#### Problem details:
In the material below, find all lines with the string "this" and copy them.

---- Dataset content

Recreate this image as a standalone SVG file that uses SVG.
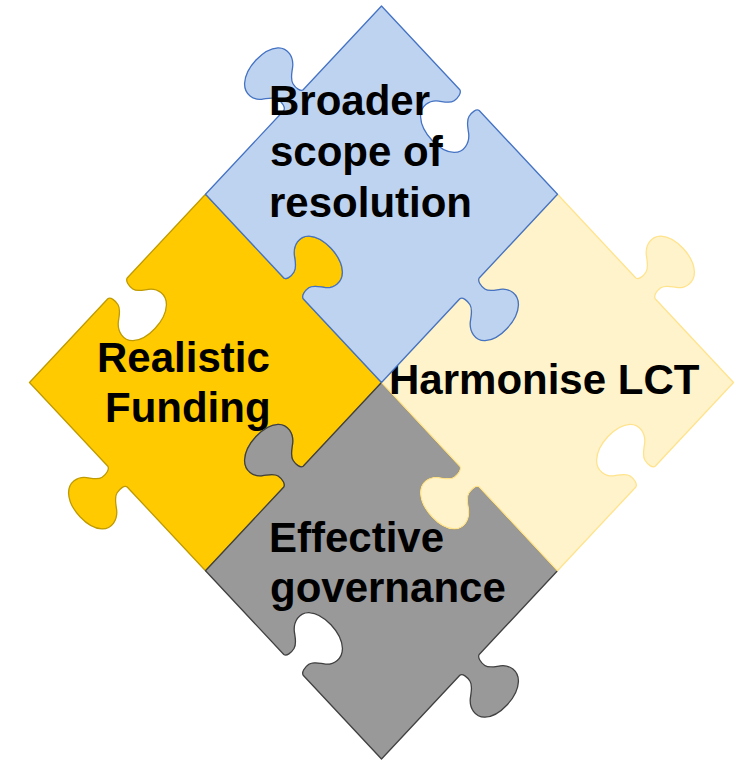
<svg xmlns="http://www.w3.org/2000/svg" width="735" height="761" viewBox="0 0 735 761">
  <style>
    .piece { stroke-width: 1.3; stroke-linejoin: round; vector-effect: non-scaling-stroke; }
    .blue { fill: #BED3EF; stroke: #4472C4; }
    .cream { fill: #FFF3CB; stroke: #FFE38C; }
    .grey { fill: #999999; stroke: #404040; }
    .gold { fill: #FFCA00; stroke: #BF9A00; }
    .label { font-family: "Liberation Sans", Arial, sans-serif; font-weight: bold; font-size: 42px; fill: #000000; }
  </style>
  <defs>
    <!-- Each piece is drawn in a square lattice (s,t) in [-100,100]; this maps it onto the diamond -->
  </defs>
  <rect width="735" height="761" fill="#FFFFFF"/>

  <!-- lower-left piece -->
  <g id="realistic-funding">
    <path class="piece gold" transform="matrix(1.76,-1.8825,-1.76,-1.8825,381.5,382.5)" d="M 0 0 L -44.5 0 C -45.8 0.3 -46.2 2.5 -45.8 4.5 C -45.4 6.5 -43.5 7.5 -41.5 9 C -38.5 11.3 -37.6 15.5 -40.5 18.3 C -43 20.6 -46.5 21.3 -50 21.3 C -53.5 21.3 -57 20.6 -59.5 18.3 C -62.4 15.5 -61.5 11.3 -58.5 9 C -56.5 7.5 -54.6 6.5 -54.2 4.5 C -53.8 2.5 -54.2 0.3 -55.5 0 L -100 0 L -100 44.5 C -100.3 45.8 -102.5 46.2 -104.5 45.8 C -106.5 45.4 -107.5 43.5 -109 41.5 C -111.3 38.5 -115.5 37.6 -118.3 40.5 C -120.6 43 -121.3 46.5 -121.3 50 C -121.3 53.5 -120.6 57 -118.3 59.5 C -115.5 62.4 -111.3 61.5 -109 58.5 C -107.5 56.5 -106.5 54.6 -104.5 54.2 C -102.5 53.8 -100.3 54.2 -100 55.5 L -100 100 L -55.5 100 C -54.2 99.7 -53.8 97.5 -54.2 95.5 C -54.6 93.5 -56.5 92.5 -58.5 91 C -61.5 88.7 -62.4 84.5 -59.5 81.7 C -57 79.4 -53.5 78.7 -50 78.7 C -46.5 78.7 -43 79.4 -40.5 81.7 C -37.6 84.5 -38.5 88.7 -41.5 91 C -43.5 92.5 -45.4 93.5 -45.8 95.5 C -46.2 97.5 -45.8 99.7 -44.5 100 L 0 100 L 0 55.5 C 0.3 54.2 2.5 53.8 4.5 54.2 C 6.5 54.6 7.5 56.5 9 58.5 C 11.3 61.5 15.5 62.4 18.3 59.5 C 20.6 57 21.3 53.5 21.3 50 C 21.3 46.5 20.6 43 18.3 40.5 C 15.5 37.6 11.3 38.5 9 41.5 C 7.5 43.5 6.5 45.4 4.5 45.8 C 2.5 46.2 0.3 45.8 0 44.5 Z"/>
    <text class="label" x="97" y="372">Realistic</text>
    <text class="label" x="105" y="422">Funding</text>
  </g>

  <!-- bottom piece -->
  <g id="effective-governance">
    <path class="piece grey" transform="matrix(1.76,-1.8825,-1.76,-1.8825,381.5,382.5)" d="M 0 0 L 0 -44.5 C -0.3 -45.8 -2.5 -46.2 -4.5 -45.8 C -6.5 -45.4 -7.5 -43.5 -9 -41.5 C -11.3 -38.5 -15.5 -37.6 -18.3 -40.5 C -20.6 -43 -21.3 -46.5 -21.3 -50 C -21.3 -53.5 -20.6 -57 -18.3 -59.5 C -15.5 -62.4 -11.3 -61.5 -9 -58.5 C -7.5 -56.5 -6.5 -54.6 -4.5 -54.2 C -2.5 -53.8 -0.3 -54.2 0 -55.5 L 0 -100 L -44.5 -100 C -45.8 -100.3 -46.2 -102.5 -45.8 -104.5 C -45.4 -106.5 -43.5 -107.5 -41.5 -109 C -38.5 -111.3 -37.6 -115.5 -40.5 -118.3 C -43 -120.6 -46.5 -121.3 -50 -121.3 C -53.5 -121.3 -57 -120.6 -59.5 -118.3 C -62.4 -115.5 -61.5 -111.3 -58.5 -109 C -56.5 -107.5 -54.6 -106.5 -54.2 -104.5 C -53.8 -102.5 -54.2 -100.3 -55.5 -100 L -100 -100 L -100 -55.5 C -99.7 -54.2 -97.5 -53.8 -95.5 -54.2 C -93.5 -54.6 -92.5 -56.5 -91 -58.5 C -88.7 -61.5 -84.5 -62.4 -81.7 -59.5 C -79.4 -57 -78.7 -53.5 -78.7 -50 C -78.7 -46.5 -79.4 -43 -81.7 -40.5 C -84.5 -37.6 -88.7 -38.5 -91 -41.5 C -92.5 -43.5 -93.5 -45.4 -95.5 -45.8 C -97.5 -46.2 -99.7 -45.8 -100 -44.5 L -100 0 L -55.5 0 C -54.2 0.3 -53.8 2.5 -54.2 4.5 C -54.6 6.5 -56.5 7.5 -58.5 9 C -61.5 11.3 -62.4 15.5 -59.5 18.3 C -57 20.6 -53.5 21.3 -50 21.3 C -46.5 21.3 -43 20.6 -40.5 18.3 C -37.6 15.5 -38.5 11.3 -41.5 9 C -43.5 7.5 -45.4 6.5 -45.8 4.5 C -46.2 2.5 -45.8 0.3 -44.5 0 Z"/>
    <text class="label" x="269" y="552">Effective</text>
    <text class="label" x="270" y="602">governance</text>
  </g>

  <!-- right piece -->
  <g id="harmonise-lct">
    <path class="piece cream" transform="matrix(1.76,-1.8825,-1.76,-1.8825,381.5,382.5)" d="M 0 0 L 44.5 0 C 45.8 -0.3 46.2 -2.5 45.8 -4.5 C 45.4 -6.5 43.5 -7.5 41.5 -9 C 38.5 -11.3 37.6 -15.5 40.5 -18.3 C 43 -20.6 46.5 -21.3 50 -21.3 C 53.5 -21.3 57 -20.6 59.5 -18.3 C 62.4 -15.5 61.5 -11.3 58.5 -9 C 56.5 -7.5 54.6 -6.5 54.2 -4.5 C 53.8 -2.5 54.2 -0.3 55.5 0 L 100 0 L 100 -44.5 C 100.3 -45.8 102.5 -46.2 104.5 -45.8 C 106.5 -45.4 107.5 -43.5 109 -41.5 C 111.3 -38.5 115.5 -37.6 118.3 -40.5 C 120.6 -43 121.3 -46.5 121.3 -50 C 121.3 -53.5 120.6 -57 118.3 -59.5 C 115.5 -62.4 111.3 -61.5 109 -58.5 C 107.5 -56.5 106.5 -54.6 104.5 -54.2 C 102.5 -53.8 100.3 -54.2 100 -55.5 L 100 -100 L 55.5 -100 C 54.2 -99.7 53.8 -97.5 54.2 -95.5 C 54.6 -93.5 56.5 -92.5 58.5 -91 C 61.5 -88.7 62.4 -84.5 59.5 -81.7 C 57 -79.4 53.5 -78.7 50 -78.7 C 46.5 -78.7 43 -79.4 40.5 -81.7 C 37.6 -84.5 38.5 -88.7 41.5 -91 C 43.5 -92.5 45.4 -93.5 45.8 -95.5 C 46.2 -97.5 45.8 -99.7 44.5 -100 L 0 -100 L 0 -55.5 C -0.3 -54.2 -2.5 -53.8 -4.5 -54.2 C -6.5 -54.6 -7.5 -56.5 -9 -58.5 C -11.3 -61.5 -15.5 -62.4 -18.3 -59.5 C -20.6 -57 -21.3 -53.5 -21.3 -50 C -21.3 -46.5 -20.6 -43 -18.3 -40.5 C -15.5 -37.6 -11.3 -38.5 -9 -41.5 C -7.5 -43.5 -6.5 -45.4 -4.5 -45.8 C -2.5 -46.2 -0.3 -45.8 0 -44.5 Z"/>
    <text class="label" x="389" y="394">Harmonise LCT</text>
  </g>

  <!-- top piece -->
  <g id="broader-scope">
    <path class="piece blue" transform="matrix(1.76,-1.8825,-1.76,-1.8825,381.5,382.5)" d="M 0 0 L 44.5 0 C 45.8 -0.3 46.2 -2.5 45.8 -4.5 C 45.4 -6.5 43.5 -7.5 41.5 -9 C 38.5 -11.3 37.6 -15.5 40.5 -18.3 C 43 -20.6 46.5 -21.3 50 -21.3 C 53.5 -21.3 57 -20.6 59.5 -18.3 C 62.4 -15.5 61.5 -11.3 58.5 -9 C 56.5 -7.5 54.6 -6.5 54.2 -4.5 C 53.8 -2.5 54.2 -0.3 55.5 0 L 100 0 L 100 44.5 C 99.7 45.8 97.5 46.2 95.5 45.8 C 93.5 45.4 92.5 43.5 91 41.5 C 88.7 38.5 84.5 37.6 81.7 40.5 C 79.4 43 78.7 46.5 78.7 50 C 78.7 53.5 79.4 57 81.7 59.5 C 84.5 62.4 88.7 61.5 91 58.5 C 92.5 56.5 93.5 54.6 95.5 54.2 C 97.5 53.8 99.7 54.2 100 55.5 L 100 100 L 55.5 100 C 54.2 100.3 53.8 102.5 54.2 104.5 C 54.6 106.5 56.5 107.5 58.5 109 C 61.5 111.3 62.4 115.5 59.5 118.3 C 57 120.6 53.5 121.3 50 121.3 C 46.5 121.3 43 120.6 40.5 118.3 C 37.6 115.5 38.5 111.3 41.5 109 C 43.5 107.5 45.4 106.5 45.8 104.5 C 46.2 102.5 45.8 100.3 44.5 100 L 0 100 L 0 55.5 C 0.3 54.2 2.5 53.8 4.5 54.2 C 6.5 54.6 7.5 56.5 9 58.5 C 11.3 61.5 15.5 62.4 18.3 59.5 C 20.6 57 21.3 53.5 21.3 50 C 21.3 46.5 20.6 43 18.3 40.5 C 15.5 37.6 11.3 38.5 9 41.5 C 7.5 43.5 6.5 45.4 4.5 45.8 C 2.5 46.2 0.3 45.8 0 44.5 Z"/>
    <text class="label" x="269" y="115">Broader</text>
    <text class="label" x="270" y="166">scope of</text>
    <text class="label" x="269" y="217">resolution</text>
  </g>
</svg>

--------

#### Output below:
Recreate this image as a standalone SVG file that uses SVG.
    <!-- Each piece is drawn in a square lattice (s,t) in [-100,100]; this maps it onto the diamond -->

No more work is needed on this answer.